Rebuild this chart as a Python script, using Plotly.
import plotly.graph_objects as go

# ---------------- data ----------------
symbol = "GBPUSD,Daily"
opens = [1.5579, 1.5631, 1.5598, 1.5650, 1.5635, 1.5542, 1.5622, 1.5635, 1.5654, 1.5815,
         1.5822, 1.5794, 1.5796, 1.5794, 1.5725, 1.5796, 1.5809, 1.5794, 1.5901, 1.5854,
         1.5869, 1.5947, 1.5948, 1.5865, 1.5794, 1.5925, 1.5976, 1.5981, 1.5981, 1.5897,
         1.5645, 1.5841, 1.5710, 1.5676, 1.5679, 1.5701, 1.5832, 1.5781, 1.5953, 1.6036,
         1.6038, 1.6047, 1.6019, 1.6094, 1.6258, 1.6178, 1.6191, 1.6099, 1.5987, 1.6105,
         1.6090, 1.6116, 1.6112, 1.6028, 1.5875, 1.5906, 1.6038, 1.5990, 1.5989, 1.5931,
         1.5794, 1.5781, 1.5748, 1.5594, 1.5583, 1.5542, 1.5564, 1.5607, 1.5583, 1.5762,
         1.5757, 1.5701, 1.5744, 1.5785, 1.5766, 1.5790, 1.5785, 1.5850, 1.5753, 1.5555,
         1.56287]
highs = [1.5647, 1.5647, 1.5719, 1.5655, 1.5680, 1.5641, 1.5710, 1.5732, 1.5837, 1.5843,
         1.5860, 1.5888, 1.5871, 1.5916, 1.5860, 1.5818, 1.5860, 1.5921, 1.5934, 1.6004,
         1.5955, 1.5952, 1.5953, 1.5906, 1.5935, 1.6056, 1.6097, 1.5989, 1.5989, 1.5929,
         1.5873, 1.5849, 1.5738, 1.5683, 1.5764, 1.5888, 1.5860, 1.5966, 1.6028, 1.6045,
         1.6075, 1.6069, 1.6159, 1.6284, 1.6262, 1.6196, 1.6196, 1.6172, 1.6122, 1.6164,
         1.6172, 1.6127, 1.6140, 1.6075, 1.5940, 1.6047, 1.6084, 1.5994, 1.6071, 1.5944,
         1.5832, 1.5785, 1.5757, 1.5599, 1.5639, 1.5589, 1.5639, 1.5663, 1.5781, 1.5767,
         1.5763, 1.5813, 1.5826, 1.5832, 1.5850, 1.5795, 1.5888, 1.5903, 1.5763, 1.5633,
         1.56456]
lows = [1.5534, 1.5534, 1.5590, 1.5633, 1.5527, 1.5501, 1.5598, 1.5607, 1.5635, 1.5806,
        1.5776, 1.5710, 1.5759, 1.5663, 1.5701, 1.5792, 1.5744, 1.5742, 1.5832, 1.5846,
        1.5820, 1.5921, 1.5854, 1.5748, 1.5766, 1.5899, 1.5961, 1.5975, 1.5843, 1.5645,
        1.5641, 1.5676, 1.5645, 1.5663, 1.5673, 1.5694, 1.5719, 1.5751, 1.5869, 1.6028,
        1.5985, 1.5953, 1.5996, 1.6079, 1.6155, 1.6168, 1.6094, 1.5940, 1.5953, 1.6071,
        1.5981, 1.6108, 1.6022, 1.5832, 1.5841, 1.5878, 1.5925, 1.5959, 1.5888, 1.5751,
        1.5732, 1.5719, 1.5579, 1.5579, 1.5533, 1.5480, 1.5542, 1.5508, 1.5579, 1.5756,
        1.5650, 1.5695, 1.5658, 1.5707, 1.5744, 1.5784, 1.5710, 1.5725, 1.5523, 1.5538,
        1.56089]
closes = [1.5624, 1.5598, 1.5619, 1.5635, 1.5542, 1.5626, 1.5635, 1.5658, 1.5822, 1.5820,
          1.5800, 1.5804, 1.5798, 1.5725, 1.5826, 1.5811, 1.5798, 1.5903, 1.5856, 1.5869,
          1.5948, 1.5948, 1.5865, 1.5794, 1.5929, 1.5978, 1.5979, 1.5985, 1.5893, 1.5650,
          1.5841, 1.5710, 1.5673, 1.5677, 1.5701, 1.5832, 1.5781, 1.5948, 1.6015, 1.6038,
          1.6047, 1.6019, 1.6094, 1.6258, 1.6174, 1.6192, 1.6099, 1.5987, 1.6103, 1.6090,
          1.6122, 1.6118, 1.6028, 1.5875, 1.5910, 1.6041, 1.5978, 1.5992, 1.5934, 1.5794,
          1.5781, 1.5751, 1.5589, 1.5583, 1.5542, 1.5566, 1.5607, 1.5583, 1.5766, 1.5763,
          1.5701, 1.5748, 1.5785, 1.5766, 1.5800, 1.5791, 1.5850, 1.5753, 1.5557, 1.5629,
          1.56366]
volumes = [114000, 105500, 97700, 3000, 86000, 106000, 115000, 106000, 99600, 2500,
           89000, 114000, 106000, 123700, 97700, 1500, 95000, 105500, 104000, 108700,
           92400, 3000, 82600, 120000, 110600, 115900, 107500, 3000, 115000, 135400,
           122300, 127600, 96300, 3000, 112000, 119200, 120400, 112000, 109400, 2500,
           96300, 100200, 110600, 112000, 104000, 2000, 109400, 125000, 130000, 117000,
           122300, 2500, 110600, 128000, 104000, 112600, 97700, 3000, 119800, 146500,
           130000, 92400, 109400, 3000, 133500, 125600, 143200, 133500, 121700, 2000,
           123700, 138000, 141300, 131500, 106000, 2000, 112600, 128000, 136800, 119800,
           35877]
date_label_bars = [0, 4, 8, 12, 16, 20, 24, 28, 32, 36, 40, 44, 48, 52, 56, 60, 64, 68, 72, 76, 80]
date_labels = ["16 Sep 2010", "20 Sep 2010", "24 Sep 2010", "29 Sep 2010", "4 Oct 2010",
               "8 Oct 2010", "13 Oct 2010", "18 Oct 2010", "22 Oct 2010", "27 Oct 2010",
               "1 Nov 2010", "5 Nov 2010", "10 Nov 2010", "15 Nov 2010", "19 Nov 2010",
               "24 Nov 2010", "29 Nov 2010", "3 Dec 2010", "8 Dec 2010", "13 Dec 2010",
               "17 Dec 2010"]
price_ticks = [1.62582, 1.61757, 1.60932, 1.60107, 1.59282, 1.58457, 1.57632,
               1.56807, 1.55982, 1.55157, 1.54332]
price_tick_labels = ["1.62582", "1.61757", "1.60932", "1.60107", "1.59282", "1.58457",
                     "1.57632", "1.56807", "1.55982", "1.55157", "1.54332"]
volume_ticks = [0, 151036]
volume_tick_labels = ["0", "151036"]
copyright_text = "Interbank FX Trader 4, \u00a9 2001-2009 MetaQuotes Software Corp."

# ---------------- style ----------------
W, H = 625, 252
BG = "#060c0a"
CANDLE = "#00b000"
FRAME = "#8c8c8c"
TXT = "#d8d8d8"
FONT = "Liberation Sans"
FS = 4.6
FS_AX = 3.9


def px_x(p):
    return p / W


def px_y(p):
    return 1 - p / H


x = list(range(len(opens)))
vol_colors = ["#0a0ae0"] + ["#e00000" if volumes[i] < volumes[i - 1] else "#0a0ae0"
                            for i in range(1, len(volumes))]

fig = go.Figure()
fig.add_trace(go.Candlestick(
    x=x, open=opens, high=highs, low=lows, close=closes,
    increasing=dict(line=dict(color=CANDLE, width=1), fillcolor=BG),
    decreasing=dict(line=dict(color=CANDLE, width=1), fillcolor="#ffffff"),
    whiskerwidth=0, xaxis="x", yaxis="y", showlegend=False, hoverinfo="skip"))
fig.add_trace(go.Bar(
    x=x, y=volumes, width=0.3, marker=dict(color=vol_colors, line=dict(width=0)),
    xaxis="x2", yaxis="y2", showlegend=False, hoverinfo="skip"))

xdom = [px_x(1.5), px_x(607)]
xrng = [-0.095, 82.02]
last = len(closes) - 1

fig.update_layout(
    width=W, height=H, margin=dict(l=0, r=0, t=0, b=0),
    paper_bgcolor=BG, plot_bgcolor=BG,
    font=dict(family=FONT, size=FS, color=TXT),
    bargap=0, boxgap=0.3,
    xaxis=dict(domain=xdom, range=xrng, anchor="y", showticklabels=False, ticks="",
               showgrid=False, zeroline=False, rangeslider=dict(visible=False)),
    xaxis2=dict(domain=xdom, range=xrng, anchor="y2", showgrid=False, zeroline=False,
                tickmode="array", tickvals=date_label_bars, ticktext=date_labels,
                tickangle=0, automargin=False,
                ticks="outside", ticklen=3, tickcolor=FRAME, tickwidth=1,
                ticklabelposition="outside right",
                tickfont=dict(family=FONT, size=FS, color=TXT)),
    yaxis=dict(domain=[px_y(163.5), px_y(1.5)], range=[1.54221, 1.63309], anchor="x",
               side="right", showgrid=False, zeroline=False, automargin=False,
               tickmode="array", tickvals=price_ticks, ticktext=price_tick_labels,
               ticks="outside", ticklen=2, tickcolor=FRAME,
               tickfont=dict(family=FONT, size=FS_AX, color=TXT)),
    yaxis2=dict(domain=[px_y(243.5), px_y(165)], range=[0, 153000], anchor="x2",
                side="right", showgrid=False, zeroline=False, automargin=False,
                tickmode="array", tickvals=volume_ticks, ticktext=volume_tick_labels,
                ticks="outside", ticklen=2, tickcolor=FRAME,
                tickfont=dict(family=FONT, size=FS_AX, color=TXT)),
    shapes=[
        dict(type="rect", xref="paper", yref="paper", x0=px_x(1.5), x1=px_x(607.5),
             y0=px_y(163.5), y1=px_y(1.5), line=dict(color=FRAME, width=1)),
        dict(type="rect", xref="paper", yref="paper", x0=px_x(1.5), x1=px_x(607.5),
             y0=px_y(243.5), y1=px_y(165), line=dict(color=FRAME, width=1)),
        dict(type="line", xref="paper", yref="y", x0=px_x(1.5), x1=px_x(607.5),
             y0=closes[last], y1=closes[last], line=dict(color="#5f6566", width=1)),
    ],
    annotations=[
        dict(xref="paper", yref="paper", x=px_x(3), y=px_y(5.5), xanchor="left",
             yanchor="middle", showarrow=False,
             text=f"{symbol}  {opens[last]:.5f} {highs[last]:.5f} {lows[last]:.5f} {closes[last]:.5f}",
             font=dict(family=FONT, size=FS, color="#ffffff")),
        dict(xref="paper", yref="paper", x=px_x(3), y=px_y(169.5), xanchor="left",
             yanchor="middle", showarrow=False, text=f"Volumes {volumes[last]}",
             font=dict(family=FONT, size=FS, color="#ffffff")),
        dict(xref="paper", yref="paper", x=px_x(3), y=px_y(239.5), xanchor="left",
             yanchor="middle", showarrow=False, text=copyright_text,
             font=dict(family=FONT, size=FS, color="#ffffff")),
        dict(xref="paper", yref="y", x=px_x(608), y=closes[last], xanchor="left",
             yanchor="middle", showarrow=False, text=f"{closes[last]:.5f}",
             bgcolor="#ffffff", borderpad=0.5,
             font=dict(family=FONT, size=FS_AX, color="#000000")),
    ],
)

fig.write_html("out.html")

EXERCISE BRIEF: Lines from the start of the material above through the line containing "import plotly.graph_objects as go" are to be duplicated exactly, and only those.

OUTPUT OF THE EXERCISE:
Rebuild this chart as a Python script, using Plotly.
import plotly.graph_objects as go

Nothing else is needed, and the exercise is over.